> EXERCISE PROMPT:
Within the records below, find each line that holds the string "this", then copy it.

> DATASET EXTRACT:
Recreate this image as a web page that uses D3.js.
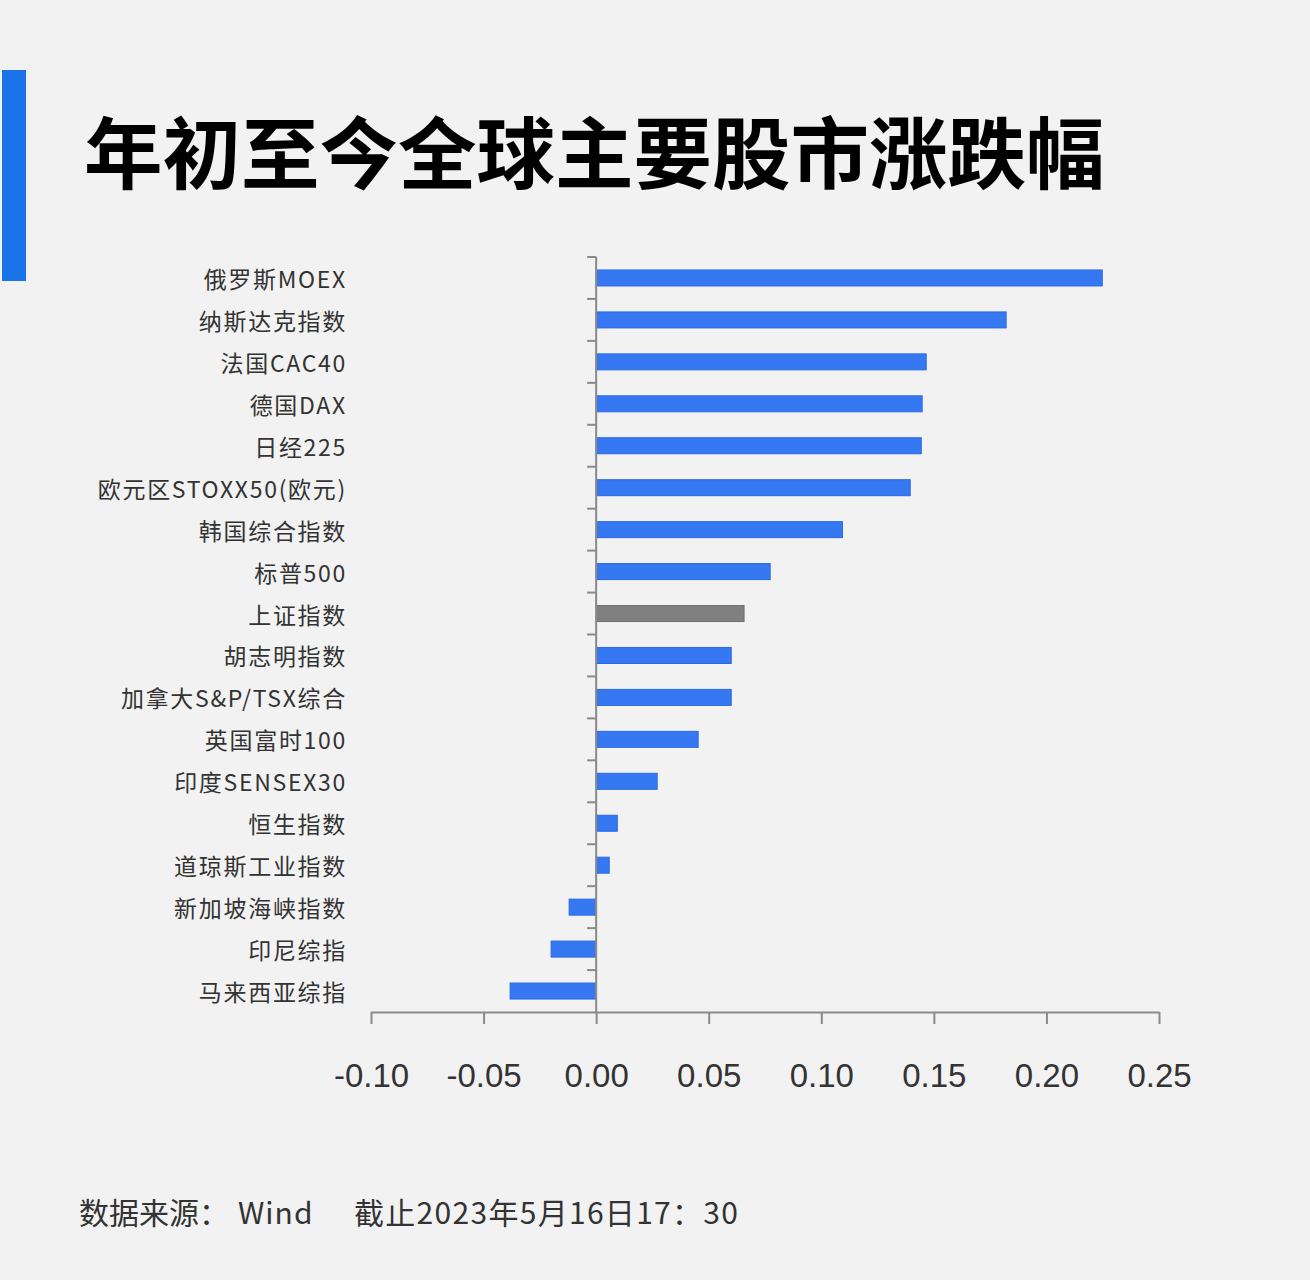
<!DOCTYPE html>
<html><head><meta charset="utf-8">
<script src="https://cdn.jsdelivr.net/npm/d3@7"></script>
<style>
html,body{margin:0;padding:0;background:#f2f2f2;}
svg{display:block;}
</style></head>
<body>
<script>
const categories = ["俄罗斯MOEX","纳斯达克指数","法国CAC40","德国DAX","日经225","欧元区STOXX50(欧元)","韩国综合指数","标普500","上证指数","胡志明指数","加拿大S&P/TSX综合","英国富时100","印度SENSEX30","恒生指数","道琼斯工业指数","新加坡海峡指数","印尼综指","马来西亚综指"];
const values = [0.2248,0.1821,0.1466,0.1448,0.1444,0.1395,0.1094,0.0773,0.0657,0.0600,0.0600,0.0453,0.0271,0.0094,0.0058,-0.0120,-0.0200,-0.0382];
const highlight = ["上证指数"];
const tickValues = [-0.10,-0.05,0.00,0.05,0.10,0.15,0.20,0.25];
const title = "年初至今全球主要股市涨跌幅";
const sourceLabel = "数据来源：";
const sourceName = "Wind";
const dateNote = "截止2023年5月16日17：30";

const W = 1310, H = 1280;
const svg = d3.select("body").append("svg").attr("width", W).attr("height", H);
svg.append("rect").attr("width", W).attr("height", H).attr("fill", "#f2f2f2");

// accent bar
svg.append("rect").attr("x", 2).attr("y", 70).attr("width", 24).attr("height", 211).attr("fill", "#1a73e8");

// title
svg.append("text").attr("x", 84).attr("y", 183)
  .attr("font-family", "'Noto Sans CJK SC','Noto Sans',sans-serif")
  .attr("font-weight", 700).attr("font-size", 78.5).attr("fill", "#000")
  .text(title);

const x = d3.scaleLinear().domain([-0.10, 0.25]).range([371, 1159]);
const yb = d3.scaleBand().domain(categories).range([257, 1012]);

// bars
svg.append("g").selectAll("rect").data(categories).join("rect")
  .attr("x", (d,i) => x(Math.min(0, values[i])))
  .attr("width", (d,i) => Math.abs(x(values[i]) - x(0)))
  .attr("y", d => yb(d) + yb.bandwidth()/2 - 8)
  .attr("height", 16)
  .attr("fill", d => highlight.includes(d) ? "#808080" : "#3678f2")
  .attr("stroke", d => highlight.includes(d) ? "#6e6e6e" : "#2a69e6")
  .attr("stroke-width", 1);

// y axis line with ticks at band boundaries
const yAxisG = svg.append("g");
yAxisG.append("line").attr("x1", x(0)).attr("x2", x(0)).attr("y1", 257).attr("y2", 1012)
  .attr("stroke", "#8a8a8a").attr("stroke-width", 2);
yAxisG.selectAll("line.t").data(categories).join("line").attr("class", "t")
  .attr("x1", x(0) - 9).attr("x2", x(0))
  .attr("y1", d => yb(d)).attr("y2", d => yb(d))
  .attr("stroke", "#8a8a8a").attr("stroke-width", 2);

// category labels
svg.append("g").selectAll("text").data(categories).join("text")
  .attr("x", 347)
  .attr("y", d => yb(d) + yb.bandwidth()/2 + 10)
  .attr("text-anchor", "end")
  .attr("font-family", "'Noto Sans CJK SC','Noto Sans',sans-serif")
  .attr("font-size", 23).attr("letter-spacing", "1.7px").attr("fill", "#333")
  .text(d => d);

// x axis
const fmt = d3.format(".2f");
const xAxis = d3.axisBottom(x).tickValues(tickValues).tickSize(12).tickSizeOuter(0)
  .tickFormat(d => fmt(d).replace("\u2212", "-"));
const xg = svg.append("g").attr("transform", "translate(0,1012)").call(xAxis);
xg.select(".domain").attr("stroke", "#8a8a8a").attr("stroke-width", 2);
xg.selectAll(".tick line").attr("stroke", "#8a8a8a").attr("stroke-width", 2);
xg.selectAll(".tick text")
  .attr("y", 75).attr("dy", null)
  .attr("font-family", "'Liberation Sans',Arial,sans-serif")
  .attr("font-size", 33).attr("fill", "#333");

// footer
const ff = "'Noto Sans CJK SC','Noto Sans',sans-serif";
svg.append("text").attr("x", 79).attr("y", 1224).attr("font-family", ff).attr("font-size", 30).attr("fill", "#333").text(sourceLabel);
svg.append("text").attr("x", 238).attr("y", 1224).attr("font-family", ff).attr("font-size", 30).attr("fill", "#333").attr("letter-spacing", "1px").text(sourceName);
svg.append("text").attr("x", 354).attr("y", 1224).attr("font-family", ff).attr("font-size", 30).attr("fill", "#333").attr("letter-spacing", "1.3px").text(dateNote);
</script>
</body></html>
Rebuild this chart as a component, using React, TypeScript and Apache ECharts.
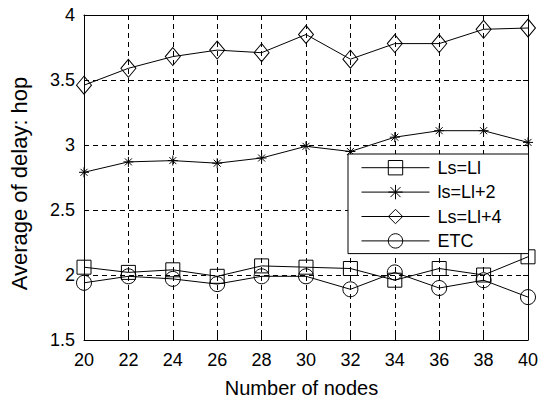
import React, { useEffect, useRef } from "react";
import * as echarts from "echarts";

const nodes = [20, 22, 24, 26, 28, 30, 32, 34, 36, 38, 40];
const lsLl = [2.06, 2.02, 2.04, 1.99, 2.07, 2.06, 2.05, 1.96, 2.05, 2.0, 2.14];
const lsLl2 = [2.79, 2.87, 2.88, 2.86, 2.9, 2.99, 2.95, 3.06, 3.11, 3.11, 3.02];
const lsLl4 = [3.46, 3.59, 3.68, 3.73, 3.71, 3.85, 3.66, 3.78, 3.78, 3.89, 3.9];
const etc = [1.94, 1.99, 1.97, 1.93, 1.99, 1.99, 1.89, 2.02, 1.9, 1.96, 1.83];
const seriesNames = ["Ls=Ll", "ls=Ll+2", "Ls=Ll+4", "ETC"];

const FONT = "'Liberation Sans', Arial, Helvetica, sans-serif";
const STAR = "path://M0,-10L0,10M-10,0L10,0M-7,-7L7,7M-7,7L7,-7";

export default function App() {
  const ref = useRef<HTMLDivElement>(null);
  useEffect(() => {
    if (!ref.current) return;
    const chart = echarts.init(ref.current, undefined, { renderer: "svg" });
    const mk = (name: string, vals: number[], symbol: string, size: any) => ({
      name,
      type: "line",
      data: nodes.map((x, i) => [x, vals[i]]),
      symbol,
      symbolSize: size,
      showAllSymbol: true,
      lineStyle: { color: "#000", width: 1 },
      itemStyle: { color: "none", borderColor: "#000", borderWidth: 1 },
      emphasis: { disabled: true },
    });
    const axisLine = { show: true, lineStyle: { color: "#000", width: 1 } };
    const axisTick = { show: true, inside: true, length: 5, lineStyle: { color: "#000" } };
    chart.setOption({
      animation: false,
      textStyle: { fontFamily: FONT },
      grid: { left: 84, right: 14, top: 15, bottom: 61, show: false, containLabel: false, outerBoundsMode: "none" },
      legend: {
        orient: "vertical",
        left: 348,
        top: 154,
        data: seriesNames,
        itemWidth: 68,
        itemHeight: 18,
        itemGap: 5,
        padding: [4, 27, 3, 13],
        backgroundColor: "#fff",
        borderColor: "#000",
        borderWidth: 1,
        borderRadius: 0,
        lineStyle: { width: 1, color: "#000" },
        itemStyle: { borderWidth: 1, borderColor: "#000", color: "none" },
        textStyle: { fontSize: 18, color: "#000", fontFamily: FONT, padding: [0, 0, 0, 3] },
        selectedMode: false,
      },
      xAxis: [
        {
          type: "value",
          min: 20,
          max: 40,
          interval: 2,
          name: "Number of nodes",
          nameLocation: "middle",
          nameGap: 38,
          nameTextStyle: { fontSize: 20, lineHeight: 20, color: "#000", fontFamily: FONT, padding: [0, 9, 0, 0] },
          axisLine,
          axisTick,
          axisLabel: { fontSize: 18, color: "#000", margin: 11, fontFamily: FONT },
          splitLine: { show: true, lineStyle: { color: "#000", type: [5, 4], width: 1 } },
        },
        {
          type: "value",
          position: "top",
          min: 20,
          max: 40,
          interval: 2,
          axisLine,
          axisTick,
          axisLabel: { show: false },
          splitLine: { show: false },
        },
      ],
      yAxis: [
        {
          type: "value",
          min: 1.5,
          max: 4,
          interval: 0.5,
          name: "Average of delay: hop",
          nameLocation: "middle",
          nameGap: 54,
          nameTextStyle: { fontSize: 22, color: "#000", fontFamily: FONT, padding: [0, 12, 0, 0] },
          axisLine,
          axisTick,
          axisLabel: { fontSize: 18, color: "#000", margin: 9, fontFamily: FONT },
          splitLine: { show: true, lineStyle: { color: "#000", type: [5, 4], width: 1 } },
        },
        {
          type: "value",
          position: "right",
          min: 1.5,
          max: 4,
          interval: 0.5,
          axisLine,
          axisTick,
          axisLabel: { show: false },
          splitLine: { show: false },
        },
      ],
      series: [
        mk(seriesNames[0], lsLl, "rect", 14),
        mk(seriesNames[1], lsLl2, STAR, 10),
        mk(seriesNames[2], lsLl4, "diamond", [15, 18]),
        mk(seriesNames[3], etc, "circle", 15),
      ],
    });
    return () => chart.dispose();
  }, []);
  return <div ref={ref} style={{ width: 542, height: 401, position: "absolute", left: 0, top: 0 }} />;
}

> FINAL RESULT:
Recreate this image as a web page that uses D3.js.
Rebuild this chart as a component, using React, TypeScript and Apache ECharts.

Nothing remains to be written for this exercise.